# SOURCE EXCERPT:
*****

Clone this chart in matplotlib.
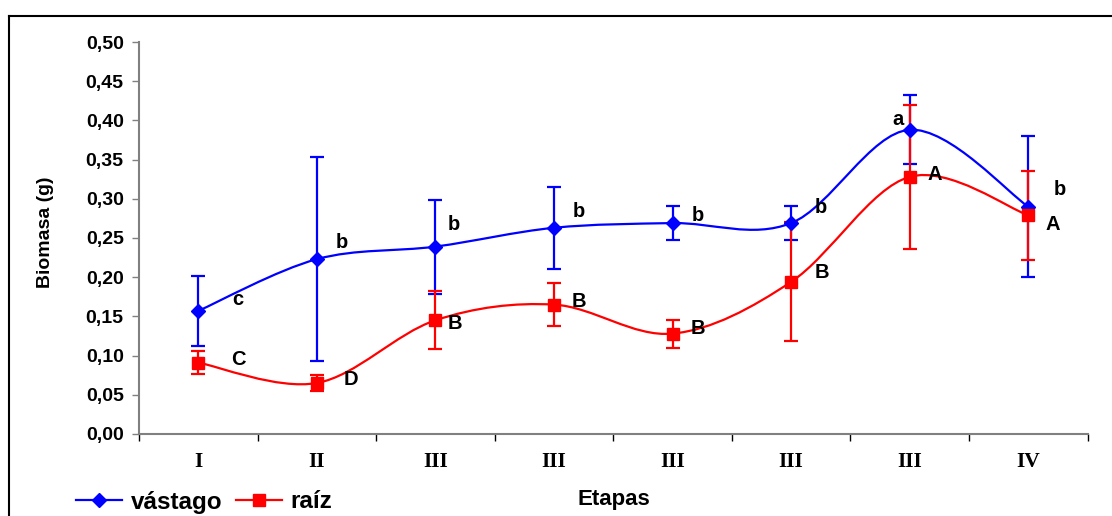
import numpy as np
import matplotlib
matplotlib.use('Agg')
import matplotlib.pyplot as plt
from matplotlib.path import Path
from matplotlib.patches import PathPatch
from matplotlib.lines import Line2D
from matplotlib.ticker import FuncFormatter

# datos
etapas = ['I', 'II', 'III', 'III', 'III', 'III', 'III', 'IV']
vastago = [0.157, 0.223, 0.239, 0.263, 0.269, 0.269, 0.388, 0.290]
vastago_err = [0.045, 0.130, 0.060, 0.052, 0.022, 0.022, 0.044, 0.090]
vastago_letras = ['c', 'b', 'b', 'b', 'b', 'b', 'a', 'b']
raiz = [0.091, 0.065, 0.145, 0.165, 0.128, 0.194, 0.328, 0.279]
raiz_err = [0.015, 0.010, 0.037, 0.027, 0.018, 0.076, 0.092, 0.057]
raiz_letras = ['C', 'D', 'B', 'B', 'B', 'B', 'A', 'A']

# desplazamiento de las letras (pixeles)
off_v = [(40, 11), (25, 17), (18, 22), (25, 16), (25, 8), (30, 16), (-12, 10), (32, 17)]
off_r = [(40, 3), (34, 4), (19, -3), (25, 3), (25, 5), (31, 9), (25, 2), (24, -9)]

AZUL = '#0000FF'
ROJO = '#FF0000'
GRIS = '#808080'


def curva(x, y):
    # suavizado tipo Excel (Catmull-Rom -> Bezier)
    p = np.column_stack([x, y]).astype(float)
    verts = [p[0]]
    codes = [Path.MOVETO]
    n = len(p)
    for i in range(n - 1):
        p0 = p[i - 1] if i > 0 else p[i]
        p1 = p[i]
        p2 = p[i + 1]
        p3 = p[i + 2] if i + 2 < n else p[i + 1]
        c1 = p1 + (p2 - p0) / 6
        c2 = p2 - (p3 - p1) / 6
        verts += [c1, c2, p2]
        codes += [Path.CURVE4] * 3
    return Path(verts, codes)


fig = plt.figure(figsize=(11.12, 5.16), dpi=100)
ax = fig.add_axes([0.125, 0.159, 0.853, 0.7596])

x = np.arange(1, len(etapas) + 1)

# líneas suavizadas
ax.add_patch(PathPatch(curva(x, vastago), fill=False, edgecolor=AZUL, lw=1.6, zorder=3))
ax.add_patch(PathPatch(curva(x, raiz), fill=False, edgecolor=ROJO, lw=1.6, zorder=3))

# barras de error
ax.errorbar(x, vastago, yerr=vastago_err, fmt='none', ecolor=AZUL, elinewidth=1.6,
            capsize=4.8, capthick=1.6, zorder=4)
ax.errorbar(x, raiz, yerr=raiz_err, fmt='none', ecolor=ROJO, elinewidth=1.6,
            capsize=4.8, capthick=1.6, zorder=5)

# marcadores
ax.plot(x, vastago, linestyle='none', marker='D', ms=7, color=AZUL, zorder=6)
ax.plot(x, raiz, linestyle='none', marker='s', ms=8.5, color=ROJO, zorder=6)

# letras de significancia
for xi, yi, t, o in zip(x, vastago, vastago_letras, off_v):
    ax.annotate(t, (xi, yi), xytext=o, textcoords='offset pixels', ha='center', va='center',
                fontsize=14.5, fontweight='bold', family='Liberation Sans', zorder=7)
for xi, yi, t, o in zip(x, raiz, raiz_letras, off_r):
    ax.annotate(t, (xi, yi), xytext=o, textcoords='offset pixels', ha='center', va='center',
                fontsize=14.5, fontweight='bold', family='Liberation Sans', zorder=7)

# ejes
ax.set_xlim(0.5, len(etapas) + 0.5)
ax.set_ylim(0, 0.5)
ax.set_yticks(np.arange(0, 0.501, 0.05))
ax.yaxis.set_major_formatter(FuncFormatter(lambda v, p: f'{v:.2f}'.replace('.', ',')))
ax.set_xticks(np.arange(0.5, len(etapas) + 1, 1))
ax.set_xticklabels([])
ax.set_xticks(x, minor=True)
ax.set_xticklabels(etapas, minor=True, family='Liberation Serif', fontweight='bold', fontsize=15.5)
ax.tick_params(axis='x', which='minor', length=0, pad=13)
ax.tick_params(axis='x', which='major', length=5, color='black', width=1, direction='out')
ax.tick_params(axis='y', length=5, color=GRIS, width=1, direction='out', pad=6)
for lab in ax.get_yticklabels():
    lab.set_family('Liberation Sans')
    lab.set_fontweight('bold')
    lab.set_fontsize(14)
for s in ['top', 'right']:
    ax.spines[s].set_visible(False)
for s in ['left', 'bottom']:
    ax.spines[s].set_color(GRIS)
    ax.spines[s].set_linewidth(1.5)

fig.text(46 / 1112, 1 - 232 / 516, 'Biomasa (g)', rotation=90, ha='center', va='center',
         fontsize=14, fontweight='bold', family='Liberation Sans')
fig.text(614 / 1112, 1 - 500 / 516, 'Etapas', ha='center', va='center',
         fontsize=16, fontweight='bold', family='Liberation Sans')

# leyenda
h1 = Line2D([], [], color=AZUL, lw=1.6, marker='D', ms=7)
h2 = Line2D([], [], color=ROJO, lw=1.6, marker='s', ms=8.5)
leg = fig.legend([h1, h2], ['vástago', 'raíz'], loc='center left',
                 bbox_to_anchor=(76 / 1112, 1 - 502 / 516), ncol=2, frameon=False,
                 prop={'family': 'Liberation Sans', 'weight': 'bold', 'size': 17.5},
                 handlelength=1.9, handletextpad=0.35, columnspacing=0.55, borderpad=0,
                 borderaxespad=0)

# marco
fig.add_artist(Line2D([8.5 / 1112, 1], [1 - 16 / 516, 1 - 16 / 516], color='black', lw=1.5,
                      transform=fig.transFigure))
fig.add_artist(Line2D([8.5 / 1112, 8.5 / 1112], [0, 1 - 16 / 516], color='black', lw=1.5,
                      transform=fig.transFigure))

fig.savefig('out.png', dpi=100)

*****

# WHAT NEEDS TO BE DONE:
Transcribe the listing in full and omit the pictures.

# REPLY TO THE TASK:
Clone this chart in matplotlib.
import numpy as np
import matplotlib
matplotlib.use('Agg')
import matplotlib.pyplot as plt
from matplotlib.path import Path
from matplotlib.patches import PathPatch
from matplotlib.lines import Line2D
from matplotlib.ticker import FuncFormatter

# datos
etapas = ['I', 'II', 'III', 'III', 'III', 'III', 'III', 'IV']
vastago = [0.157, 0.223, 0.239, 0.263, 0.269, 0.269, 0.388, 0.290]
vastago_err = [0.045, 0.130, 0.060, 0.052, 0.022, 0.022, 0.044, 0.090]
vastago_letras = ['c', 'b', 'b', 'b', 'b', 'b', 'a', 'b']
raiz = [0.091, 0.065, 0.145, 0.165, 0.128, 0.194, 0.328, 0.279]
raiz_err = [0.015, 0.010, 0.037, 0.027, 0.018, 0.076, 0.092, 0.057]
raiz_letras = ['C', 'D', 'B', 'B', 'B', 'B', 'A', 'A']

# desplazamiento de las letras (pixeles)
off_v = [(40, 11), (25, 17), (18, 22), (25, 16), (25, 8), (30, 16), (-12, 10), (32, 17)]
off_r = [(40, 3), (34, 4), (19, -3), (25, 3), (25, 5), (31, 9), (25, 2), (24, -9)]

AZUL = '#0000FF'
ROJO = '#FF0000'
GRIS = '#808080'


def curva(x, y):
    # suavizado tipo Excel (Catmull-Rom -> Bezier)
    p = np.column_stack([x, y]).astype(float)
    verts = [p[0]]
    codes = [Path.MOVETO]
    n = len(p)
    for i in range(n - 1):
        p0 = p[i - 1] if i > 0 else p[i]
        p1 = p[i]
        p2 = p[i + 1]
        p3 = p[i + 2] if i + 2 < n else p[i + 1]
        c1 = p1 + (p2 - p0) / 6
        c2 = p2 - (p3 - p1) / 6
        verts += [c1, c2, p2]
        codes += [Path.CURVE4] * 3
    return Path(verts, codes)


fig = plt.figure(figsize=(11.12, 5.16), dpi=100)
ax = fig.add_axes([0.125, 0.159, 0.853, 0.7596])

x = np.arange(1, len(etapas) + 1)

# líneas suavizadas
ax.add_patch(PathPatch(curva(x, vastago), fill=False, edgecolor=AZUL, lw=1.6, zorder=3))
ax.add_patch(PathPatch(curva(x, raiz), fill=False, edgecolor=ROJO, lw=1.6, zorder=3))

# barras de error
ax.errorbar(x, vastago, yerr=vastago_err, fmt='none', ecolor=AZUL, elinewidth=1.6,
            capsize=4.8, capthick=1.6, zorder=4)
ax.errorbar(x, raiz, yerr=raiz_err, fmt='none', ecolor=ROJO, elinewidth=1.6,
            capsize=4.8, capthick=1.6, zorder=5)

# marcadores
ax.plot(x, vastago, linestyle='none', marker='D', ms=7, color=AZUL, zorder=6)
ax.plot(x, raiz, linestyle='none', marker='s', ms=8.5, color=ROJO, zorder=6)

# letras de significancia
for xi, yi, t, o in zip(x, vastago, vastago_letras, off_v):
    ax.annotate(t, (xi, yi), xytext=o, textcoords='offset pixels', ha='center', va='center',
                fontsize=14.5, fontweight='bold', family='Liberation Sans', zorder=7)
for xi, yi, t, o in zip(x, raiz, raiz_letras, off_r):
    ax.annotate(t, (xi, yi), xytext=o, textcoords='offset pixels', ha='center', va='center',
                fontsize=14.5, fontweight='bold', family='Liberation Sans', zorder=7)

# ejes
ax.set_xlim(0.5, len(etapas) + 0.5)
ax.set_ylim(0, 0.5)
ax.set_yticks(np.arange(0, 0.501, 0.05))
ax.yaxis.set_major_formatter(FuncFormatter(lambda v, p: f'{v:.2f}'.replace('.', ',')))
ax.set_xticks(np.arange(0.5, len(etapas) + 1, 1))
ax.set_xticklabels([])
ax.set_xticks(x, minor=True)
ax.set_xticklabels(etapas, minor=True, family='Liberation Serif', fontweight='bold', fontsize=15.5)
ax.tick_params(axis='x', which='minor', length=0, pad=13)
ax.tick_params(axis='x', which='major', length=5, color='black', width=1, direction='out')
ax.tick_params(axis='y', length=5, color=GRIS, width=1, direction='out', pad=6)
for lab in ax.get_yticklabels():
    lab.set_family('Liberation Sans')
    lab.set_fontweight('bold')
    lab.set_fontsize(14)
for s in ['top', 'right']:
    ax.spines[s].set_visible(False)
for s in ['left', 'bottom']:
    ax.spines[s].set_color(GRIS)
    ax.spines[s].set_linewidth(1.5)

fig.text(46 / 1112, 1 - 232 / 516, 'Biomasa (g)', rotation=90, ha='center', va='center',
         fontsize=14, fontweight='bold', family='Liberation Sans')
fig.text(614 / 1112, 1 - 500 / 516, 'Etapas', ha='center', va='center',
         fontsize=16, fontweight='bold', family='Liberation Sans')

# leyenda
h1 = Line2D([], [], color=AZUL, lw=1.6, marker='D', ms=7)
h2 = Line2D([], [], color=ROJO, lw=1.6, marker='s', ms=8.5)
leg = fig.legend([h1, h2], ['vástago', 'raíz'], loc='center left',
                 bbox_to_anchor=(76 / 1112, 1 - 502 / 516), ncol=2, frameon=False,
                 prop={'family': 'Liberation Sans', 'weight': 'bold', 'size': 17.5},
                 handlelength=1.9, handletextpad=0.35, columnspacing=0.55, borderpad=0,
                 borderaxespad=0)

# marco
fig.add_artist(Line2D([8.5 / 1112, 1], [1 - 16 / 516, 1 - 16 / 516], color='black', lw=1.5,
                      transform=fig.transFigure))
fig.add_artist(Line2D([8.5 / 1112, 8.5 / 1112], [0, 1 - 16 / 516], color='black', lw=1.5,
                      transform=fig.transFigure))

fig.savefig('out.png', dpi=100)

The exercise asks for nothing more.